## Given task
Word for word, transcribe the lines below and drop the pictures.

## Collected data
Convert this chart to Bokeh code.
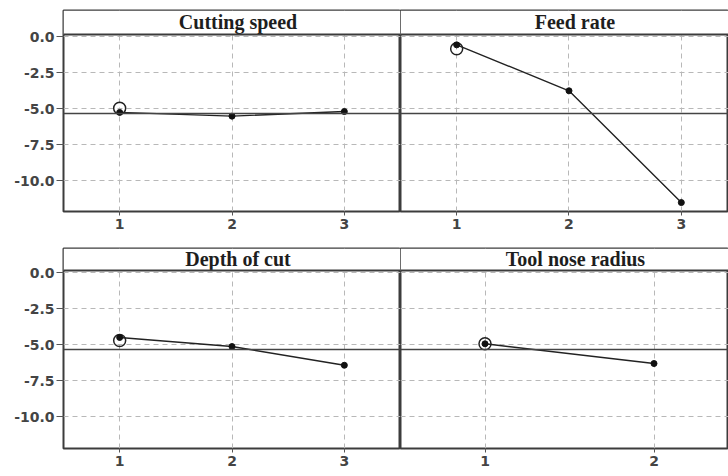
from bokeh.plotting import figure
from bokeh.layouts import column, row
from bokeh.models import FixedTicker, PrintfTickFormatter, Span, Range1d
from bokeh.core.properties import value
from bokeh.embed import file_html
from bokeh.resources import INLINE

# Main effects (mean of S/N ratios) for each machining factor
cutting_speed_levels = [1, 2, 3]
cutting_speed_means = [-5.27, -5.53, -5.21]
feed_rate_levels = [1, 2, 3]
feed_rate_means = [-0.58, -3.77, -11.53]
depth_of_cut_levels = [1, 2, 3]
depth_of_cut_means = [-4.51, -5.14, -6.44]
tool_nose_radius_levels = [1, 2]
tool_nose_radius_means = [-4.95, -6.32]

# Selected (optimal) level of each factor, shown with an open circle
optimal_levels = [1, 1, 1, 1]
optimal_values = [-4.98, -0.85, -4.72, -4.95]

overall_mean = -5.35
y_ticks = [0.0, -2.5, -5.0, -7.5, -10.0]

LABEL_FONT = "DejaVu Sans"
TITLE_FONT = "Liberation Serif"
FRAME = "#3c3c3c"


def panel(title, levels, means, opt_x, opt_y, width, height, x_end, y_range,
          border_top, border_bottom, left_axis):
    y_start, y_end = y_range
    p = figure(
        width=width, height=height,
        x_range=Range1d(0.5, x_end), y_range=Range1d(y_start, y_end),
        output_backend="svg", toolbar_location=None,
        y_axis_location="left" if left_axis else None,
        min_border_left=63 if left_axis else 0, min_border_right=0,
        min_border_top=border_top, min_border_bottom=border_bottom,
    )
    p.outline_line_color = FRAME
    p.outline_line_width = 2
    p.background_fill_color = "white"
    p.border_fill_color = "white"

    # axes
    p.xaxis.ticker = FixedTicker(ticks=levels)
    p.xaxis.axis_line_color = None
    p.xaxis.major_tick_in = 0
    p.xaxis.major_tick_out = 4
    p.xaxis.minor_tick_line_color = None
    p.xaxis.major_tick_line_color = "#555555"
    p.xaxis.major_label_standoff = 3
    p.xaxis.major_label_text_font = LABEL_FONT
    p.xaxis.major_label_text_font_style = "bold"
    p.xaxis.major_label_text_font_size = "14px"
    p.xaxis.major_label_text_color = "#444444"
    if left_axis:
        p.yaxis.ticker = FixedTicker(ticks=y_ticks)
        p.yaxis.formatter = PrintfTickFormatter(format="%.1f")
        p.yaxis.axis_line_color = None
        p.yaxis.major_tick_in = 0
        p.yaxis.major_tick_out = 7
        p.yaxis.minor_tick_line_color = None
        p.yaxis.major_tick_line_color = "#555555"
        p.yaxis.major_label_standoff = 2
        p.yaxis.major_label_text_font = LABEL_FONT
        p.yaxis.major_label_text_font_style = "bold"
        p.yaxis.major_label_text_font_size = "14px"
        p.yaxis.major_label_text_color = "#444444"

    # dashed reference grid
    p.xgrid.ticker = FixedTicker(ticks=levels)
    p.ygrid.ticker = FixedTicker(ticks=y_ticks)
    for g in (p.xgrid, p.ygrid):
        g.grid_line_color = "#b8b8b8"
        g.grid_line_dash = "5 4"
        g.grid_line_width = 1

    # title strip across the top of the panel
    strip_bottom = 0.14
    p.quad(left=0.5, right=x_end, bottom=strip_bottom, top=y_end,
           fill_color="white", line_color=None)
    p.add_layout(Span(location=strip_bottom, dimension="width",
                      line_color=FRAME, line_width=2))
    mid = (levels[0] + levels[-1]) / 2
    p.text(x=[mid], y=[(strip_bottom + y_end) / 2], text=[title],
           text_font=value(TITLE_FONT), text_font_style="bold",
           text_font_size="20px", text_align="center",
           text_baseline="middle", text_color="#1e1e1e", x_offset=6)

    # overall mean line
    p.add_layout(Span(location=overall_mean, dimension="width",
                      line_color="#444444", line_width=1.4))

    # factor-level means
    p.scatter(x=[opt_x], y=[opt_y], size=12, marker="circle",
              fill_color=None, line_color="#222222", line_width=1.5)
    p.line(levels, means, line_color="#222222", line_width=1.4)
    p.scatter(levels, means, size=6, marker="circle",
              fill_color="#111111", line_color="#111111")
    return p


top_y = (-12.15, 1.806)
bot_y = (-12.22, 1.667)

p1 = panel("Cutting speed", cutting_speed_levels, cutting_speed_means,
           optimal_levels[0], optimal_values[0], 400, 236, 3.5, top_y, 10, 25, True)
p2 = panel("Feed rate", feed_rate_levels, feed_rate_means,
           optimal_levels[1], optimal_values[1], 328, 236, 0.5 + 328 / 112.33,
           top_y, 10, 25, False)
p3 = panel("Depth of cut", depth_of_cut_levels, depth_of_cut_means,
           optimal_levels[2], optimal_values[2], 400, 240, 3.5, bot_y, 12, 28, True)
p4 = panel("Tool nose radius", tool_nose_radius_levels, tool_nose_radius_means,
           optimal_levels[3], optimal_values[3], 328, 240, 0.5 + 328 / 169.0,
           bot_y, 12, 28, False)

layout = column(row(p1, p2, spacing=0), row(p3, p4, spacing=0), spacing=0)

open("out.html", "w").write(file_html(layout, INLINE))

## Task answer
Convert this chart to Bokeh code.
from bokeh.plotting import figure
from bokeh.layouts import column, row
from bokeh.models import FixedTicker, PrintfTickFormatter, Span, Range1d
from bokeh.core.properties import value
from bokeh.embed import file_html
from bokeh.resources import INLINE

# Main effects (mean of S/N ratios) for each machining factor
cutting_speed_levels = [1, 2, 3]
cutting_speed_means = [-5.27, -5.53, -5.21]
feed_rate_levels = [1, 2, 3]
feed_rate_means = [-0.58, -3.77, -11.53]
depth_of_cut_levels = [1, 2, 3]
depth_of_cut_means = [-4.51, -5.14, -6.44]
tool_nose_radius_levels = [1, 2]
tool_nose_radius_means = [-4.95, -6.32]

# Selected (optimal) level of each factor, shown with an open circle
optimal_levels = [1, 1, 1, 1]
optimal_values = [-4.98, -0.85, -4.72, -4.95]

overall_mean = -5.35
y_ticks = [0.0, -2.5, -5.0, -7.5, -10.0]

LABEL_FONT = "DejaVu Sans"
TITLE_FONT = "Liberation Serif"
FRAME = "#3c3c3c"


def panel(title, levels, means, opt_x, opt_y, width, height, x_end, y_range,
          border_top, border_bottom, left_axis):
    y_start, y_end = y_range
    p = figure(
        width=width, height=height,
        x_range=Range1d(0.5, x_end), y_range=Range1d(y_start, y_end),
        output_backend="svg", toolbar_location=None,
        y_axis_location="left" if left_axis else None,
        min_border_left=63 if left_axis else 0, min_border_right=0,
        min_border_top=border_top, min_border_bottom=border_bottom,
    )
    p.outline_line_color = FRAME
    p.outline_line_width = 2
    p.background_fill_color = "white"
    p.border_fill_color = "white"

    # axes
    p.xaxis.ticker = FixedTicker(ticks=levels)
    p.xaxis.axis_line_color = None
    p.xaxis.major_tick_in = 0
    p.xaxis.major_tick_out = 4
    p.xaxis.minor_tick_line_color = None
    p.xaxis.major_tick_line_color = "#555555"
    p.xaxis.major_label_standoff = 3
    p.xaxis.major_label_text_font = LABEL_FONT
    p.xaxis.major_label_text_font_style = "bold"
    p.xaxis.major_label_text_font_size = "14px"
    p.xaxis.major_label_text_color = "#444444"
    if left_axis:
        p.yaxis.ticker = FixedTicker(ticks=y_ticks)
        p.yaxis.formatter = PrintfTickFormatter(format="%.1f")
        p.yaxis.axis_line_color = None
        p.yaxis.major_tick_in = 0
        p.yaxis.major_tick_out = 7
        p.yaxis.minor_tick_line_color = None
        p.yaxis.major_tick_line_color = "#555555"
        p.yaxis.major_label_standoff = 2
        p.yaxis.major_label_text_font = LABEL_FONT
        p.yaxis.major_label_text_font_style = "bold"
        p.yaxis.major_label_text_font_size = "14px"
        p.yaxis.major_label_text_color = "#444444"

    # dashed reference grid
    p.xgrid.ticker = FixedTicker(ticks=levels)
    p.ygrid.ticker = FixedTicker(ticks=y_ticks)
    for g in (p.xgrid, p.ygrid):
        g.grid_line_color = "#b8b8b8"
        g.grid_line_dash = "5 4"
        g.grid_line_width = 1

    # title strip across the top of the panel
    strip_bottom = 0.14
    p.quad(left=0.5, right=x_end, bottom=strip_bottom, top=y_end,
           fill_color="white", line_color=None)
    p.add_layout(Span(location=strip_bottom, dimension="width",
                      line_color=FRAME, line_width=2))
    mid = (levels[0] + levels[-1]) / 2
    p.text(x=[mid], y=[(strip_bottom + y_end) / 2], text=[title],
           text_font=value(TITLE_FONT), text_font_style="bold",
           text_font_size="20px", text_align="center",
           text_baseline="middle", text_color="#1e1e1e", x_offset=6)

    # overall mean line
    p.add_layout(Span(location=overall_mean, dimension="width",
                      line_color="#444444", line_width=1.4))

    # factor-level means
    p.scatter(x=[opt_x], y=[opt_y], size=12, marker="circle",
              fill_color=None, line_color="#222222", line_width=1.5)
    p.line(levels, means, line_color="#222222", line_width=1.4)
    p.scatter(levels, means, size=6, marker="circle",
              fill_color="#111111", line_color="#111111")
    return p


top_y = (-12.15, 1.806)
bot_y = (-12.22, 1.667)

p1 = panel("Cutting speed", cutting_speed_levels, cutting_speed_means,
           optimal_levels[0], optimal_values[0], 400, 236, 3.5, top_y, 10, 25, True)
p2 = panel("Feed rate", feed_rate_levels, feed_rate_means,
           optimal_levels[1], optimal_values[1], 328, 236, 0.5 + 328 / 112.33,
           top_y, 10, 25, False)
p3 = panel("Depth of cut", depth_of_cut_levels, depth_of_cut_means,
           optimal_levels[2], optimal_values[2], 400, 240, 3.5, bot_y, 12, 28, True)
p4 = panel("Tool nose radius", tool_nose_radius_levels, tool_nose_radius_means,
           optimal_levels[3], optimal_values[3], 328, 240, 0.5 + 328 / 169.0,
           bot_y, 12, 28, False)

layout = column(row(p1, p2, spacing=0), row(p3, p4, spacing=0), spacing=0)

open("out.html", "w").write(file_html(layout, INLINE))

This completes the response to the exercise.